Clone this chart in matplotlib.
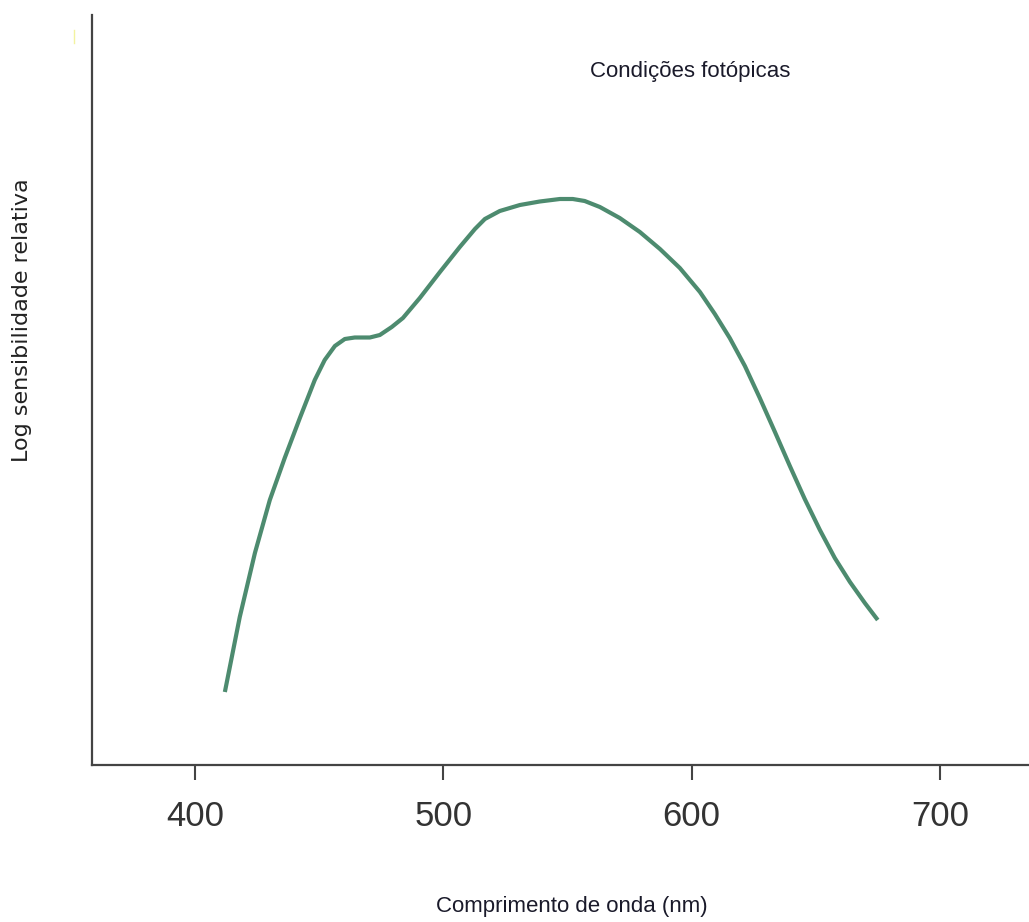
...
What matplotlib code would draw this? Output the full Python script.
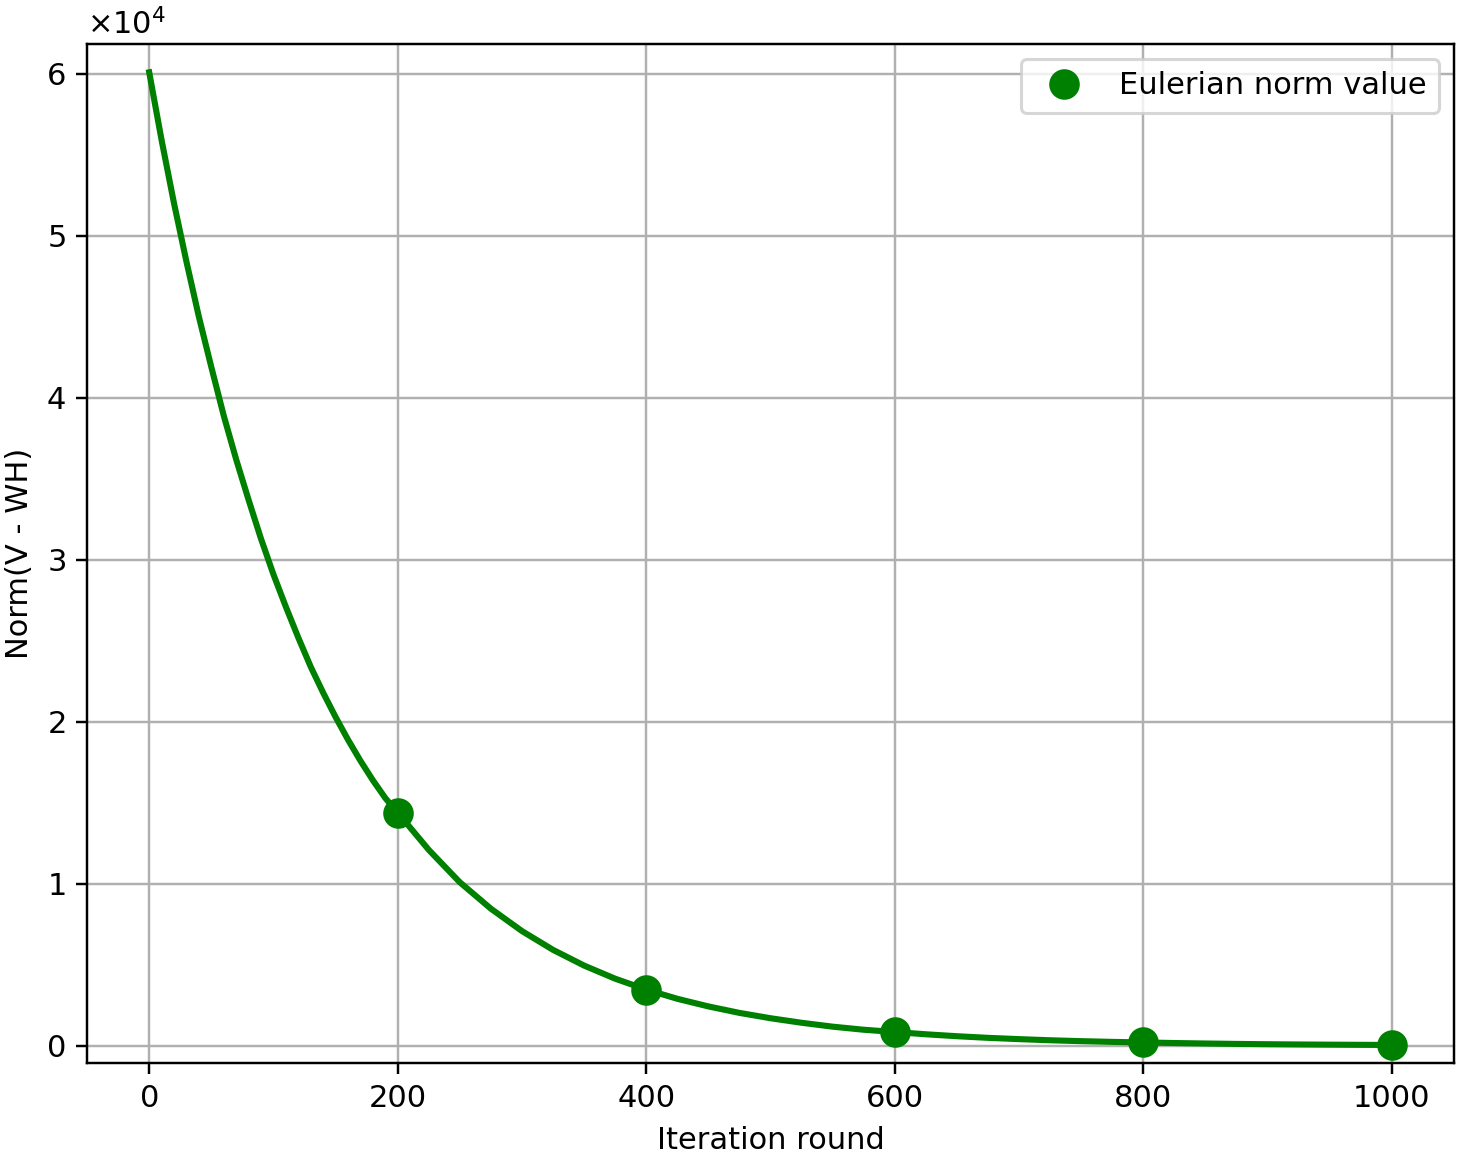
==
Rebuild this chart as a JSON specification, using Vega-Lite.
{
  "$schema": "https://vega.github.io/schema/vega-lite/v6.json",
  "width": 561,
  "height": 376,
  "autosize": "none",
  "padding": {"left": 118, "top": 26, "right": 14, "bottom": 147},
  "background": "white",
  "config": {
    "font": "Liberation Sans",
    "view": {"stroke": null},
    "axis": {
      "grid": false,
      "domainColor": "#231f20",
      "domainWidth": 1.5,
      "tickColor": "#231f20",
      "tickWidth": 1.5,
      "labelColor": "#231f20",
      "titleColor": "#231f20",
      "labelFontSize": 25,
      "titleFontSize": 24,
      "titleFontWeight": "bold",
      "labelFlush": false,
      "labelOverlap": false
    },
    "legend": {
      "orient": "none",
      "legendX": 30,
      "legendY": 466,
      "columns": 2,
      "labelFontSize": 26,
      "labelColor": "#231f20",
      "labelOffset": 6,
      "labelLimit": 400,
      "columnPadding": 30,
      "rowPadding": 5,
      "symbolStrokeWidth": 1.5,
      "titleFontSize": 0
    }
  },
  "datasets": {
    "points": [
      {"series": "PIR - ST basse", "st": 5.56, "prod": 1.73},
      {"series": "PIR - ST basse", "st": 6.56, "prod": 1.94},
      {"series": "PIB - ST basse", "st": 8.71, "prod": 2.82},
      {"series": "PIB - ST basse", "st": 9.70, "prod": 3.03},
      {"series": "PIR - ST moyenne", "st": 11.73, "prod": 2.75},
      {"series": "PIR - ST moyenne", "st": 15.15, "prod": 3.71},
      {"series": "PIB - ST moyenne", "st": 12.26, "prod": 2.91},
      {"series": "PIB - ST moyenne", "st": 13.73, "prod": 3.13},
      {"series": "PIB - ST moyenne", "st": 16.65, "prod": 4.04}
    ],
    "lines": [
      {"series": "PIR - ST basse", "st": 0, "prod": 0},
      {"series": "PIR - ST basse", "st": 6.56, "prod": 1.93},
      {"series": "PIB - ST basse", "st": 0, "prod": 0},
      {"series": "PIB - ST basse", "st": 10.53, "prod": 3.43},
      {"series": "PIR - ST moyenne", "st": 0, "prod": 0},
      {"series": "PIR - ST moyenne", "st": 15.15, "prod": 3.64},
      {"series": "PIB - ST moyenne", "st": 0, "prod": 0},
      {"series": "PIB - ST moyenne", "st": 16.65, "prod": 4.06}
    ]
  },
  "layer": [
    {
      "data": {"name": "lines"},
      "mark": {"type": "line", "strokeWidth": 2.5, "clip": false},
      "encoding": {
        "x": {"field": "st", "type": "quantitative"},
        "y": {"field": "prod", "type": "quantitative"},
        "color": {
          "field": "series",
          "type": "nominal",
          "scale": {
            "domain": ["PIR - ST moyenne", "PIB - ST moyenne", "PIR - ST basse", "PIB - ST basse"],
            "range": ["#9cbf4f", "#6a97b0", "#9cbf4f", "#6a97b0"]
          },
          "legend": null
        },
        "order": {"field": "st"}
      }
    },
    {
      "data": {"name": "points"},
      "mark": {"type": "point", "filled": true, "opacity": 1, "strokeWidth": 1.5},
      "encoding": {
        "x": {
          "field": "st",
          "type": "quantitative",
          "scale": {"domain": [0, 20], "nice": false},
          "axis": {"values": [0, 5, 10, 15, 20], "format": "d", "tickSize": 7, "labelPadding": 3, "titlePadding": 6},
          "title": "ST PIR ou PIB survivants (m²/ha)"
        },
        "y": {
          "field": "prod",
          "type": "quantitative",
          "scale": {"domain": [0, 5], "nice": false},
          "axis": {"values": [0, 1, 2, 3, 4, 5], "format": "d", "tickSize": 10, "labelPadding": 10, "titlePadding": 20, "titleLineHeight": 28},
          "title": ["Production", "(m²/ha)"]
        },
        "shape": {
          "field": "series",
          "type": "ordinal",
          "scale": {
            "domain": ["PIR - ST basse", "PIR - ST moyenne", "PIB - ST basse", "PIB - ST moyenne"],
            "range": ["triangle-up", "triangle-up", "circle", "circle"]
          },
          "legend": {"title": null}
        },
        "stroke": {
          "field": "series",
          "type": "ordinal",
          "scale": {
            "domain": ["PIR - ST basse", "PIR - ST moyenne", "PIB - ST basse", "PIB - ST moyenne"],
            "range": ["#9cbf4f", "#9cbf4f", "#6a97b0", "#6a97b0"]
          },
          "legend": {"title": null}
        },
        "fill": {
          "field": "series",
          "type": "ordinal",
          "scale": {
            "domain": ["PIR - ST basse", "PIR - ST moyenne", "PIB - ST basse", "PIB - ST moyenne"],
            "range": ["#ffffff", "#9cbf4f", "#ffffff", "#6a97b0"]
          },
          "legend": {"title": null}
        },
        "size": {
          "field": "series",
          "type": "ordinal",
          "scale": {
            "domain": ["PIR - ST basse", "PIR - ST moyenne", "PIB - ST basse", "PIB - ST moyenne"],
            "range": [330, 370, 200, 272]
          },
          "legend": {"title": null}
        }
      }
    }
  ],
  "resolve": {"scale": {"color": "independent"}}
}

• **Work required**
Across the records, how many lines contain "this"? Only the number should be given.

• **Solution**
3